The criteria defined here can be helpful for the clinicians to combine it with their judgment as well as their visual feedback while interacting with the tissue/vein. However, to achieve automatic puncture detection and in turn to implement it into the robot’s control software, we require a safer algorithm, able to reliably detect true puncture events and avoid false detection events. To better analyze the effectiveness of the various potentially relevant criteria, more measurements, analysis and further investigation on the constellation of characteristics occurring at the moment of puncture is required. For instance, by incorporating OCT measurements and/or needle shape sensing methods, we can achieve a much better estimation of the needle tip position and velocity.
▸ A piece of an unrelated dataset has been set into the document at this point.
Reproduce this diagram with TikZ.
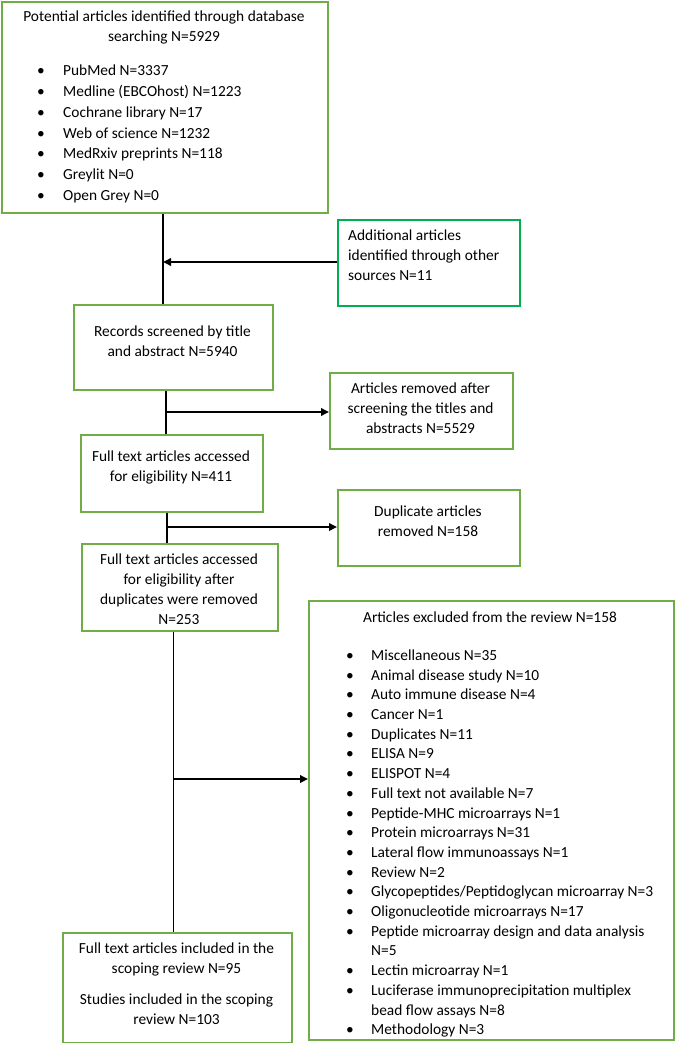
\documentclass[tikz,border=0pt]{standalone}
\usepackage{fontspec}
\setmainfont{Carlito}
\usetikzlibrary{arrows.meta,calc}
\definecolor{boxgreen}{HTML}{70AD47}
\definecolor{brightgreen}{HTML}{00B050}
\tikzset{
  box/.style={draw=boxgreen, line width=1.6pt, fill=white, inner sep=0pt, anchor=north west},
  txt/.style={inner sep=0pt, font=\fontsize{15.4}{20}\selectfont, align=center, anchor=north},
  lst/.style={inner sep=0pt, align=left, anchor=north west},
  conn/.style={draw=black, line width=1.8pt},
  arr/.style={conn, -{Triangle[length=8pt,width=7.5pt]}},
}
\newcommand{\bul}[1]{\llap{\makebox[#1][l]{\textbullet}}}
\begin{document}
\begin{tikzpicture}[x=1pt,y=-1pt]
\useasboundingbox (0,0) rectangle (678,1043);
% boxes
\node[box, minimum width=326pt, minimum height=211pt] (b1) at (1,1) {};
\node[box, draw=brightgreen, minimum width=182pt, minimum height=86pt] (b2) at (337,219) {};
\node[box, minimum width=199pt, minimum height=85pt] (b3) at (73,304) {};
\node[box, minimum width=183pt, minimum height=76pt] (b5) at (329,372) {};
\node[box, minimum width=182pt, minimum height=77pt] (b4) at (80,434) {};
\node[box, minimum width=182pt, minimum height=76pt] (b7) at (337,489) {};
\node[box, minimum width=196pt, minimum height=87pt] (b6) at (81,543) {};
\node[box, minimum width=365pt, minimum height=439pt] (b9) at (308,600) {};
\node[box, minimum width=229pt, minimum height=110pt] (b8) at (62,932) {};
% texts
\node[txt] (t1) at (164,10.5) {Potential articles identified through database\\searching N=5929};
\node[lst, font=\fontsize{15.4}{20.9}\selectfont] (l1) at (63,64.5) {%
\bul{26pt}PubMed N=3337\\
\bul{26pt}Medline (EBCOhost) N=1223\\
\bul{26pt}Cochrane library N=17\\
\bul{26pt}Web of science N=1232\\
\bul{26pt}MedRxiv preprints N=118\\
\bul{26pt}Greylit N=0\\
\bul{26pt}Open Grey N=0};
\node[lst, font=\fontsize{15.4}{20}\selectfont] (t2) at (348,229.5) {Additional articles\\identified through other\\sources N=11};
\node[txt] (t3) at (172.5,325.5) {Records screened by title\\and abstract N=5940};
\node[txt] (t5) at (420.5,382.5) {Articles removed after\\screening the titles and\\abstracts N=5529};
\node[txt] (t4) at (171,450.5) {Full text articles accessed\\for eligibility N=411};
\node[txt] (t7) at (428,506) {Duplicate articles\\removed N=158};
\node[txt] (t6) at (179,553.5) {Full text articles accessed\\for eligibility after\\duplicates were removed\\N=253};
\node[txt] (t9) at (490,611.5) {Articles excluded from the review N=158};
\node[lst, font=\fontsize{15.4}{19.7}\selectfont] (l9) at (371,649.5) {%
\bul{25pt}Miscellaneous N=35\\
\bul{25pt}Animal disease study N=10\\
\bul{25pt}Auto immune disease N=4\\
\bul{25pt}Cancer N=1\\
\bul{25pt}Duplicates N=11\\
\bul{25pt}ELISA N=9\\
\bul{25pt}ELISPOT N=4\\
\bul{25pt}Full text not available N=7\\
\bul{25pt}Peptide-MHC microarrays N=1\\
\bul{25pt}Protein microarrays N=31\\
\bul{25pt}Lateral flow immunoassays N=1\\
\bul{25pt}Review N=2\\
\bul{25pt}Glycopeptides/Peptidoglycan microarray N=3\\
\bul{25pt}Oligonucleotide microarrays N=17\\
\bul{25pt}Peptide microarray design and data analysis\\
N=5\\
\bul{25pt}Lectin microarray N=1\\
\bul{25pt}Luciferase immunoprecipitation multiplex\\
bead flow assays N=8\\
\bul{25pt}Methodology N=3};
\node[txt] (t8) at (176.5,942.5) {Full text articles included in the\\scoping review N=95\\[11pt]Studies included in the scoping\\review N=103};
% junction coordinates
\coordinate (j1) at (163,262);
\coordinate (j2) at (166,412);
\coordinate (j3) at (167,527);
\coordinate (j4) at (173.5,779);
% connectors
\draw[conn] (b1.south -| j1) -- (j1 |- b3.north);
\draw[arr] (b2.west |- j1) -- (j1);
\draw[conn] (b3.south -| j2) -- (j2 |- b4.north);
\draw[arr] (j2) -- (b5.west |- j2);
\draw[conn] (b4.south -| j3) -- (j3 |- b6.north);
\draw[arr] (j3) -- (b7.west |- j3);
\draw[conn] (b6.south -| j4) -- (j4 |- b8.north);
\draw[arr] (j4) -- (b9.west |- j4);
\end{tikzpicture}
\end{document}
Another future direction of this work is to investigate the double puncture as well. In this study, we mainly focused on the common behaviors at the moment of puncture, to better detect the puncture in-vivo. In prior work, we showed [24] that by implementing a virtual wall right after the puncture is detected, the surgeon’s hand motions decrease, which helps reduce the risk of a double puncture. However, to validate the results, it would be beneficial to explore the possibility of detecting the second puncture in future work. Using OCT feedback will help better identify the puncture and keep the needle inside the vein. It would also help us better understand the characteristics of the double puncture. The current model, which is based on velocity and force feedback, has a faster response than OCT or any other imaging modality, but additional data from OCT would help construct a more accurate and reliable model of the puncture.